Evaluate (L5) — recommend the appropriate API mode (synchronous, asynchronous, or batch) for a given workload based on latency requirements and cost targets.

Iframe Embed Code

1
<iframe src="sims/sync-async-batch-api-flow/main.html" height="602px" width="100%" scrolling="no"></iframe>

Lesson Plan

Audience

Engineers choosing the right LLM API mode for a new workload.

Duration

10–15 minutes inside Chapter 3.

Prerequisites

Chapter 3 sections on Batch API, Asynchronous API, and the batch discount.

Activities

  1. Walk all three diagrams (5 min). Note the latency and cost annotation for each.
  2. Match scenarios to modes (5 min). Use the table below.
  3. Discuss the gray-zone case (5 min). A 30-second-per-request workload is on the boundary between sync (where users wait too long) and async (where the engineering complexity may not be worth it). What guides the decision?

Practice Scenarios

# Workload Recommended mode Why
1 IDE inline code completion sync latency-critical
2 Nightly classification of 10K support tickets batch cost-critical, no user waiting
3 Long document summary triggered from a button click async takes 30-60s, user can be notified
4 Real-time chat sync user waiting
5 Embedding 5M docs for a new RAG corpus batch cost-critical, hours-tolerant

Assessment

Learner has met the objective when they can recommend the right mode for a novel workload and explain the latency/cost trade.

References

  1. Anthropic Documentation — Message Batches and Streaming responses.
  2. OpenAI Documentation — Batch API guide.
  3. Google AI Studio Documentation — Batch mode.

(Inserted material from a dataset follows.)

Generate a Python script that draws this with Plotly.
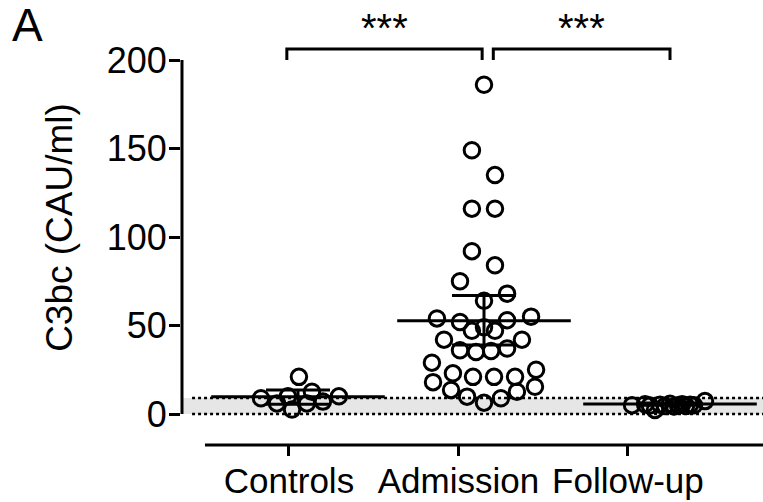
import plotly.graph_objects as go

# ---------------- data ----------------
categories = ["Controls", "Admission", "Follow-up"]

controls_values = [21, 8.9, 6, 10, 2.5, 6, 12.6, 7, 10]
controls_dx = [0.005, -0.199, -0.113, -0.054, -0.032, 0.048, 0.075, 0.134, 0.22]

admission_values = [186, 149, 135, 116, 116, 92, 84, 75, 68, 64,
                    54, 52, 53, 55, 49, 47, 47, 42, 42, 36, 35, 35.6, 37,
                    29, 23, 21, 21, 21, 25, 18, 13.6, 9.8, 6.4, 8.9, 12.6, 15.4]
admission_dx = [0, -0.065, 0.059, -0.065, 0.059, -0.065, 0.059, -0.129, 0.124, 0,
                -0.253, -0.129, 0.124, 0.253, 0, -0.065, 0.059, -0.215, 0.204,
                -0.129, -0.043, 0.038, 0.124,
                -0.28, -0.167, -0.059, 0.054, 0.167, 0.28, -0.274, -0.177, -0.091,
                0, 0.091, 0.177, 0.274]

followup_values = [5, 5.5, 4.8, 2.3, 5.2, 4.5, 5.8, 4.2, 5.0, 5.5, 4.6, 5.3, 4.9, 7.3]
followup_dx = [-0.204, -0.134, -0.108, -0.081, -0.054, -0.027, 0, 0.022, 0.043,
               0.065, 0.086, 0.108, 0.129, 0.188]

# summary lines (mean with 95% CI)
summary_center = [9.8, 52.7, 5.6]
summary_low = [5.5, 39, 5.0]
summary_high = [13.5, 67, 6.2]

# reference (normal) range band
ref_low = 0
ref_high = 9

# significance comparisons
comparisons = [(0, 1, "***"), (1, 2, "***")]

# y ticks
y_ticks = [0, 50, 100, 150, 200]

# ---------------- figure ----------------
FONT = "Liberation Sans, Arial, sans-serif"
groups = [controls_values, admission_values, followup_values]
offsets = [controls_dx, admission_dx, followup_dx]

fig = go.Figure()

for gi, (vals, dxs) in enumerate(zip(groups, offsets)):
    fig.add_trace(go.Scatter(
        x=[gi + d for d in dxs], y=vals, mode="markers",
        marker=dict(symbol="circle-open", size=15.5, color="black",
                    line=dict(width=3, color="black")),
        cliponaxis=False, hoverinfo="y", name=categories[gi]))

fig.add_trace(go.Scatter(
    x=list(range(len(categories))), y=summary_center, mode="markers",
    marker=dict(symbol="line-ew", size=124, color="black",
                line=dict(width=3, color="black")),
    error_y=dict(type="data", symmetric=False,
                 array=[h - c for h, c in zip(summary_high, summary_center)],
                 arrayminus=[c - l for c, l in zip(summary_center, summary_low)],
                 thickness=3, width=32, color="black"),
    cliponaxis=False, hoverinfo="y", name="mean"))

# invisible trace that carries the category axis
fig.add_trace(go.Scatter(
    x=list(range(len(categories))), y=[None] * len(categories),
    xaxis="x2", yaxis="y", mode="markers", hoverinfo="skip",
    showlegend=False, name="axis"))

shapes = []
# reference band
shapes.append(dict(type="rect", xref="paper", yref="y", x0=0, x1=1,
                   y0=ref_low, y1=ref_high, fillcolor="#e6e6e6",
                   line=dict(width=0), layer="below"))
for yv in (ref_low, ref_high):
    shapes.append(dict(type="line", xref="paper", yref="y", x0=0.019, x1=1,
                       y0=yv, y1=yv, line=dict(color="black", width=2.5, dash="3px,3px"),
                       layer="below"))
# y axis line (0 to 200 only)
shapes.append(dict(type="line", xref="paper", yref="y", x0=0.0017, x1=0.0017,
                   y0=y_ticks[0], y1=y_ticks[-1], line=dict(color="black", width=3)))
# x axis line (offset, starting right of the y axis)
shapes.append(dict(type="line", xref="paper", yref="paper", x0=0.0412, x1=1,
                   y0=0, y1=0, line=dict(color="black", width=3)))

annotations = []
for k, (i, j, label) in enumerate(comparisons):
    x0 = i + (0.05 if i > 0 else -0.06)
    x1 = j - (0.01 if j < len(categories) - 1 else 0.0)
    shapes.append(dict(type="path", xref="x", yref="y",
                       path=f"M {x0},200 L {x0},206.2 L {x1},206.2 L {x1},200",
                       line=dict(color="black", width=3)))
    annotations.append(dict(x=(x0 + x1) / 2, y=218, xref="x", yref="y",
                            text=label, showarrow=False,
                            font=dict(family=FONT, size=40, color="black")))

annotations.append(dict(x=-0.293, y=1, xref="paper", yref="paper", text="A",
                        xanchor="left", yanchor="top", showarrow=False, yshift=13,
                        font=dict(family=FONT, size=46, color="black")))

fig.update_layout(
    width=763, height=502,
    margin=dict(l=181, r=0, t=10, b=57),
    paper_bgcolor="white", plot_bgcolor="white",
    showlegend=False,
    font=dict(family=FONT, color="black"),
    xaxis=dict(range=[-0.629, 2.5], visible=False, showgrid=False, zeroline=False),
    xaxis2=dict(overlaying="x", anchor="y",
                range=[-0.637, 2.797], tickmode="array",
                tickvals=list(range(len(categories))), ticktext=categories,
                ticks="outside", ticklen=10, tickwidth=3, tickcolor="black",
                showline=False, showgrid=False, zeroline=False,
                ticklabelstandoff=-5,
                tickfont=dict(family=FONT, size=35, color="black")),
    yaxis=dict(range=[-17.51, 228.25], tickmode="array", tickvals=y_ticks,
               ticks="outside", ticklen=11, tickwidth=3, tickcolor="black",
               showline=False, showgrid=False, zeroline=False,
               ticklabelstandoff=-5,
               tickfont=dict(family=FONT, size=36, color="black"),
               title=dict(text="C3bc (CAU/ml)", standoff=22,
                          font=dict(family=FONT, size=37, color="black"))),
    shapes=shapes, annotations=annotations,
)

fig.write_html("out.html", config={"displayModeBar": False},
               post_script="document.body.style.margin='0px';")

Senior Instructional Designer Quality Review

Reviewer perspective: 15+ years designing engineering and data-science curricula for adult professional learners.

Overall verdict

Approve as-is for Chapter 3. Score: 86/100 (B+). Three side-by-side sequence diagrams is the right primitive for this comparison: it shows that the lifecycle differs across modes, not just the price.

What works

  1. Bloom alignment is correct. L5 "recommend" requires the learner to weigh inputs against criteria. The right-panel guidance enumerates exactly those criteria.
  2. Sequence-diagram representation. Showing the client/vendor interaction makes it visceral that async frees the client thread; sync blocks it.
  3. Cost annotation is per-mode, not buried. The 1.0× / 1.0× / 0.5× ratio is the single most important comparison.

Gaps

  1. Streaming is not represented. Many "sync" workloads use streaming responses, which is a hybrid pattern. A 4th tab would round out the picture. Score impact: −3.
  2. No latency distribution. Single-number latency annotation hides the variance — async is "seconds to minutes" but the variance matters operationally. Score impact: −2.
  3. No engineering-cost annotation. Async + webhook adds real engineering complexity (retry, signature verification). Calling that out alongside the cost discount would teach the full trade. Score impact: −2.

Accessibility

Color-blind safe; the panel guidance is plain text. Mermaid sequence diagrams render cleanly at the iframe size.

Cognitive load

3 diagrams with a single mode selector. Low cognitive load; appropriate for a comparison primitive.

Recommendation

Approve. Open follow-up for streaming representation (gap 1).